Rod Dreher is evidently getting nasty email.
Some misguided soul told him that his attacks on Palin make him a bad man and a bad Christian.
This is a stupid thing to say. Rod Dreher (as I have said many times) is an excellent writer, an interesting thinker, and (so far as I can tell) works hard to be a good Christian. We need more of this sort in the new media not less.
However, Dreher has made bad arguments about Palin. He has made a very, very harsh judgment about her based on very little evidence. His argument is, in fact, based on superficial qualities. He has allowed two media interviews to trump her record as governor of Alaska. He never quite describes why he believes failure in two interviews should trump this record. Yesterday he linked to a piece on Palin which claimed that the writer knew Palin was dim because of his experience on a college debate team!
This is an uncharitable take on Palin, in my opinion, but (given politics) hardly a Crime Against Humanity.
In fact, a focus on extreme or foolish reactions to his opinion may be (just a bit) self-serving on Dreher’s part. It reminds me (a little) of this Kathleen Parker column where she is shocked to discover that conservatives who like Palin may not want to pay her to speak to them. Having received national exposure for attacking Palin (actually suggesting she leave the ticket!), Parker received piles of noxious email.
As someone who has been on the receiving end of such email, I can sympathize. As I have argued in New Media Frontier and in at God Blog Convention, such discourse (as Parker says) is bad for the Republic, hurtful, and wrong. This is an important point and Parker should make it.
I think, however, that Parker takes her point too far.
She writes:
Such extreme partisanship has a crippling effect on government, which may be desirable at times, but not now. More important in the long term is the less tangible effect of stifling free speech. My mail paints an ugly picture and a bleak future if we do not soon correct ourselves.
The picture is this: Anyone who dares express an opinion that runs counter to the party line will be silenced.
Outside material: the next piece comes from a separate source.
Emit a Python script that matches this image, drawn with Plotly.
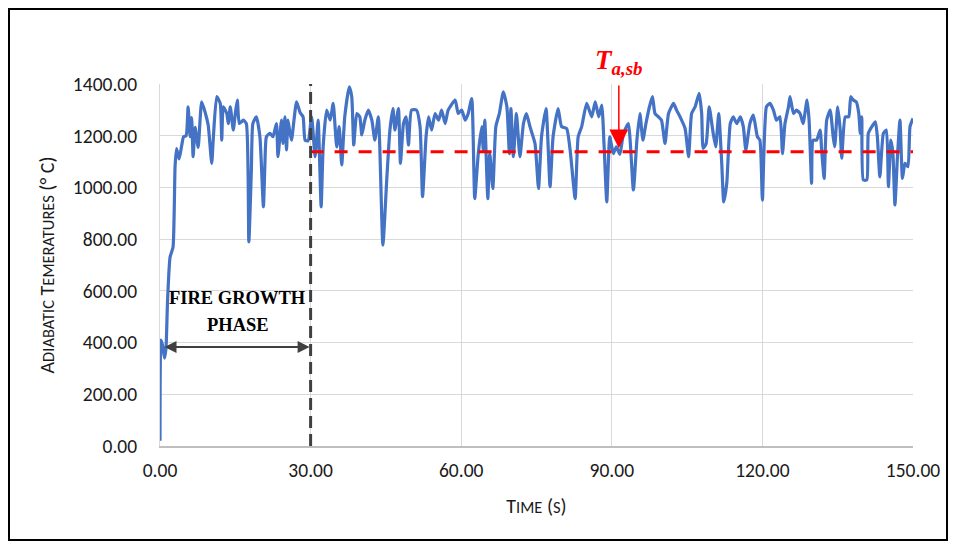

That doesn’t sound American to me, but Stalin would approve.
Readers have every right to reject my opinion. But when we decide that a person is a traitor and should die for having an opinion different from one’s own, we cross into territory that puts all freedoms at risk. (I hear you, Dixie Chicks.)
I’m sure it is coincidence that, upon the Palin column’s publication, a conservative organization canceled a speech I was scheduled to deliver in a few days. If I were as paranoid as the conspiracy theorists are, I might wonder whether I was being punished for speaking incorrectly.
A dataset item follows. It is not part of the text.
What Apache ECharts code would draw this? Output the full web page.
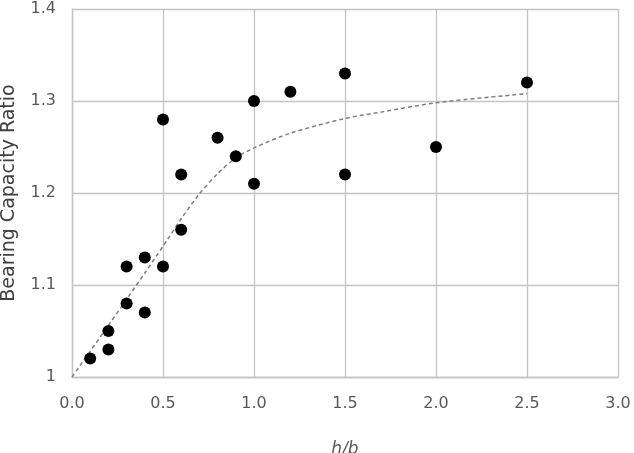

Comparisons to Stalin seem more than a bit strong . . . and the entire column mostly ignores the constructive criticisms she has received (to her actual arguments). I am pretty sure that we need no conspiracy or extreme partisanship to say that when you write things that people don’t like they are not happy with it and may not want to pay to hear you in the white heat of a presidential campaign.
Your right to disagree inside a movement does not equal a right to have the people you castigate applaud you. Perhaps we should do so, but it would be easier if Parker’s arguments hadn’t been so bad and her prose so condescending to those who disagree.
Nothing she wrote (or could write) could justify hate mail or threats, however. There is a fringe to conservatives and to Christianity that has forgotten the law of love and the importance of some intellectual diversity to the health of any movement. Saying this is wrong is obvious, but it must be said.
Where does that leave us?
Dreher obviously is a fine conservative, but that is not the issue and should never be the issue.
(I don’t know enough about Parker to comment, but she certainly has a right to her opinions.)
People who make support for Governor Palin a litmus test for his crunchy goodness or Christianity are wrong. Dreher wrote an excellent and moving piece on the Great Depression yesterday that everybody should read.
Learning to have strong disagreements without going too far is important . . . and hopefully my own work can model that however imperfectly.
The issue is not even to discuss Dreher’s personal psychology. Why did he come to such a tough opinion on Governor Palin with so little evidence? Has he over learned his (putative) lessons of the Bush years?
That is not the important thing.
What does matter is whether his arguments about Palin work. They do not and Dreher has yet to define his assumptions (”What is the knowledge that history shows a leader needs in America?”) or defend his thesis that interview skills are more telling than governing accomplishments. Why value words over deeds?